My GF's Alycium's are not huge baggy but not form fitting. But I dunno if they are in business anymore. I see a lot of girls wearing what you are describing made by DC so check there femme stuff out.


----------



## CaptT (Sep 23, 2009)

Problem I run into is now they make alot the women pants low-rise....I bend over to strap in and my ass is hangin out...I bought some last years Volcom's for the up coming season, my husband has had them in the past and they seem to hold up really well. They don't sit AS low either so that is a plus.


----------



## Zee (Feb 21, 2008)

CaptTenielle said:


> Problem I run into is now they make alot the women pants low-rise....I bend over to strap in and my ass is hangin out...


:laugh::thumbsup:

This "problem" is easily fixed by getting jackets and pants that zip together... that's all I wear now... not because of this, but I hate getting snow down my butt.


----------



## CaptT (Sep 23, 2009)

My super fluffy coat does have the zipper and so do the pants, but my favorite jacket doesn't:thumbsdown:.....just have to put on an extra layer of chili's....it does help with my "steez" though:laugh:


----------



## CaptT (Sep 23, 2009)

FLuiD said:


> My GF's Alycium's are not huge baggy but not form fitting. But I dunno if they are in business anymore. I see a lot of girls wearing what you are describing made by DC so check there femme stuff out.

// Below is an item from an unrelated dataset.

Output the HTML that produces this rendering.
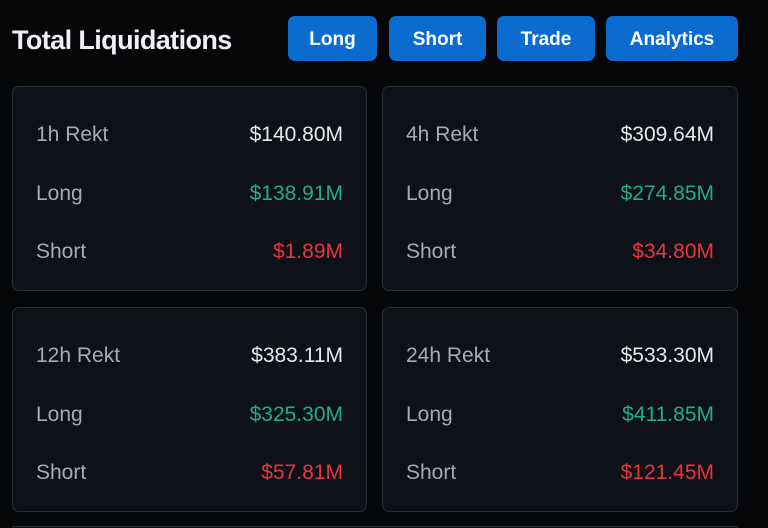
<!DOCTYPE html>
<html style="width:768px;height:528px;overflow:hidden"><head><style>
body{margin:0;width:768px;height:528px;background:#050608;overflow:hidden;font-family:"Liberation Sans",sans-serif;position:relative}
.t{position:absolute;left:12px;top:25px;font-size:27px;font-weight:bold;color:#eef0f3;letter-spacing:-0.6px}
.b{position:absolute;top:16px;height:45px;background:#0b6ccf;border-radius:7px;color:#fff;font-weight:bold;font-size:19px;line-height:47px;text-align:center}
.c{position:absolute;width:355px;height:205px;background:#0e1117;border:1px solid #2a2e35;border-radius:7px;box-sizing:border-box}
.r{position:absolute;left:23px;right:23px;font-size:21px;color:#a7abb2;display:flex;justify-content:space-between}
.r span:last-child{color:#e6e8eb}
.g span:last-child{color:#1fae8a}
.s span:last-child{color:#e83441}
</style></head><body>
<div class="t">Total Liquidations</div>
<div class="b" style="left:288px;width:89px">Long</div>
<div class="b" style="left:389px;width:97px">Short</div>
<div class="b" style="left:497px;width:98px">Trade</div>
<div class="b" style="left:606px;width:132px">Analytics</div>

<div class="c" style="left:12px;top:86px">
<div class="r" style="top:36px"><span>1h Rekt</span><span>$140.80M</span></div>
<div class="r g" style="top:95px"><span>Long</span><span>$138.91M</span></div>
<div class="r s" style="top:153px"><span>Short</span><span>$1.89M</span></div></div>
<div class="c" style="left:382px;top:86px;width:356px">
<div class="r" style="top:36px"><span>4h Rekt</span><span>$309.64M</span></div>
<div class="r g" style="top:95px"><span>Long</span><span>$274.85M</span></div>
<div class="r s" style="top:153px"><span>Short</span><span>$34.80M</span></div></div>
<div class="c" style="left:12px;top:307px">
<div class="r" style="top:36px"><span>12h Rekt</span><span>$383.11M</span></div>
<div class="r g" style="top:95px"><span>Long</span><span>$325.30M</span></div>
<div class="r s" style="top:153px"><span>Short</span><span>$57.81M</span></div></div>
<div class="c" style="left:382px;top:307px;width:356px">
<div class="r" style="top:36px"><span>24h Rekt</span><span>$533.30M</span></div>
<div class="r g" style="top:95px"><span>Long</span><span>$411.85M</span></div>
<div class="r s" style="top:153px"><span>Short</span><span>$121.45M</span></div></div>
<div class="c" style="left:12px;top:526px;width:726px;height:2px;border-bottom:none;border-radius:7px 7px 0 0"></div>
</body></html>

Don't do it(DC's)....I have some I will GIVE you....that is how awesome they were....froze my ass off!


----------



## kMc (Oct 24, 2008)

I love my special blend pants, not too lowrise and not tight fitting but not over the top ridiculous baggy either. i also love 686 mens and womens smarty pants, ive worn both and both fit great.


----------



## danielle (Apr 2, 2009)

I love my 686 pants. I am on the shorter side and they fit great, not tight, not loose. They seem to be made for women, unlike many of the other pants I have or tried on.


----------



## lilfoot1598 (Mar 7, 2009)

I am really small, so I have problems finding pants that fit right. I have a pair of Volcoms that I really like - not too baggy, not tight at all. They sit low on my hips, but a belt keeps them in the right place.

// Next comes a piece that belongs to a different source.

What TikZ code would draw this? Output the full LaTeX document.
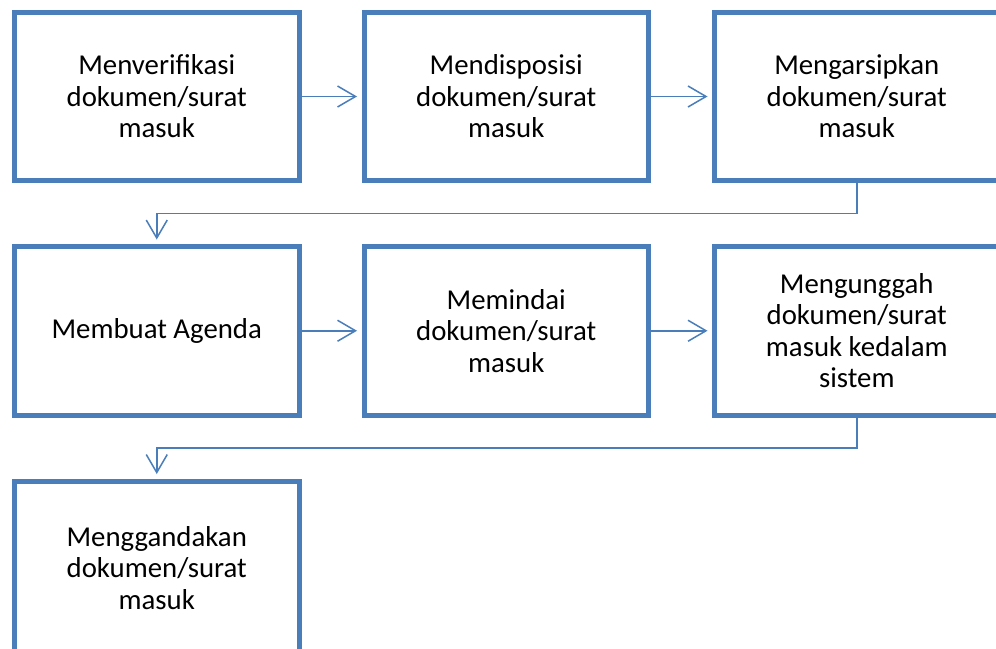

You can see the bottom of them in my avatar. : )


----------



## Ruskiski (Sep 18, 2009)

From what I could gather, DC makes their women pants a little longer for their size so they tend to bunch up, which might get the desired effect you're looking for.


----------



## Guest (Oct 29, 2009)

Excellent! Thanks to everyone for their opinions!!


----------